The American Clean Energy and Security Act (ACES) is landmark legislation designed to steer the nation away from fossil fuels and toward wind, solar, and other cleaner forms of energy, with a major near-term emphasis on energy efficiency as the quickest and cheapest means of reducing greenhouse gas emissions. The heart of the bill would impose mandatory, steadily declining limits on the emission of carbon dioxide and other greenhouse gases. It calls for a 17 percent cut from 2005 levels by 2020, a 42 percent cut by 2030, and an 83 percent cut by 2050.
While we have a long road yet to travel, last week’s vote in the House Energy & Commerce Committee is the most significant step to date in making the United States a world leader in advancing energy efficiency and addressing climate change. By creating a market-based incentive to reduce emissions through the lowest cost available, the carbon cap and trade program contained in ACES has the potential to be the most significant energy efficiency policy ever implemented in this country, and it would help make the U.S. economy the most energy efficient in the world.

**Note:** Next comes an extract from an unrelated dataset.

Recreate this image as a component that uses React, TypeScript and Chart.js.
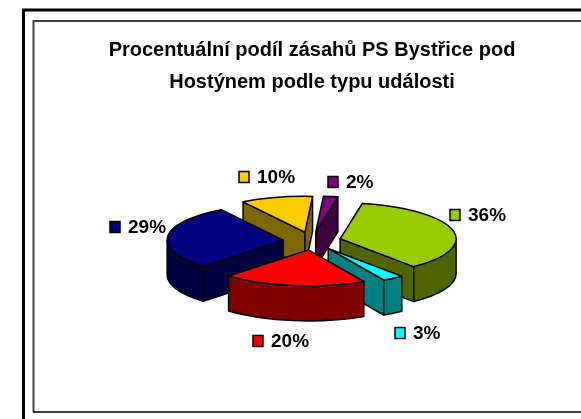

The bill faces considerable hurdles as it moves through Congress. At least two other House Committees, Agriculture and Ways & Means, have indicated their intention to consider the Waxman-Markey bill, which will complicate the House leadership’s plan to bring the bill to the House floor sometime in June.
Prospects for climate legislation in the Senate remain uncertain. The Senate Environment & Public Works Committee has yet to announce a timetable for hearings on a climate bill, while the Senate Energy & Natural Resources Committee is proceeding in piecemeal fashion to craft a separate energy bill in the Senate. According to Alliance sources, the most likely timetable for Senate consideration of energy and climate legislation is in September or October.
What are the stakes involved here for those of us working on behalf of greater energy efficiency and investment in new clean energy technology? There are many important complementary policies in the bill to overcome existing barriers to investment in energy efficiency. Perhaps the most significant is an aggressive policy and timetable for improving building energy codes. The bill establishes aggressive model energy codes and provides financial incentives to states to adopt them. It allows independent code-setting organizations, along with state and local governments, a chance to develop and adopt the codes, but it quickly provides a federal backstop if they do not. This represents a major step forward.
The Alliance estimates that funding for energy efficiency in the bill would total more than $100 billion over the 2012-2050 period, an average of about $3 billion per year over and above regular appropriations. While the spending levels would be a significant increase over historical levels of federal funding for energy efficiency, the Alliance to Save Energy believes this excellent legislation could be improved even more with a more robust energy efficiency allocation.
Lastly and most importantly, by establishing a price on carbon dioxide and other greenhouse gas emissions, the cap and trade system in Waxman-Markey will send a powerful signal though the nation’s economy, thus spurring energy savings in areas not easily reached through traditional energy policies. Examples of the kind of energy efficiency investments that will be catalyzed by Waxman-Markey are improvements in the energy efficiency of existing homes and reductions in vehicle miles travelled. The Alliance strongly supports creating such a price signal through cap and trade, applied to as much of the economy as possible.
While not a perfect bill, Waxman-Markey is major step forward and deserves our wholehearted support as it navigates the many hurdles in Congress that it must surmount before being enacted into law.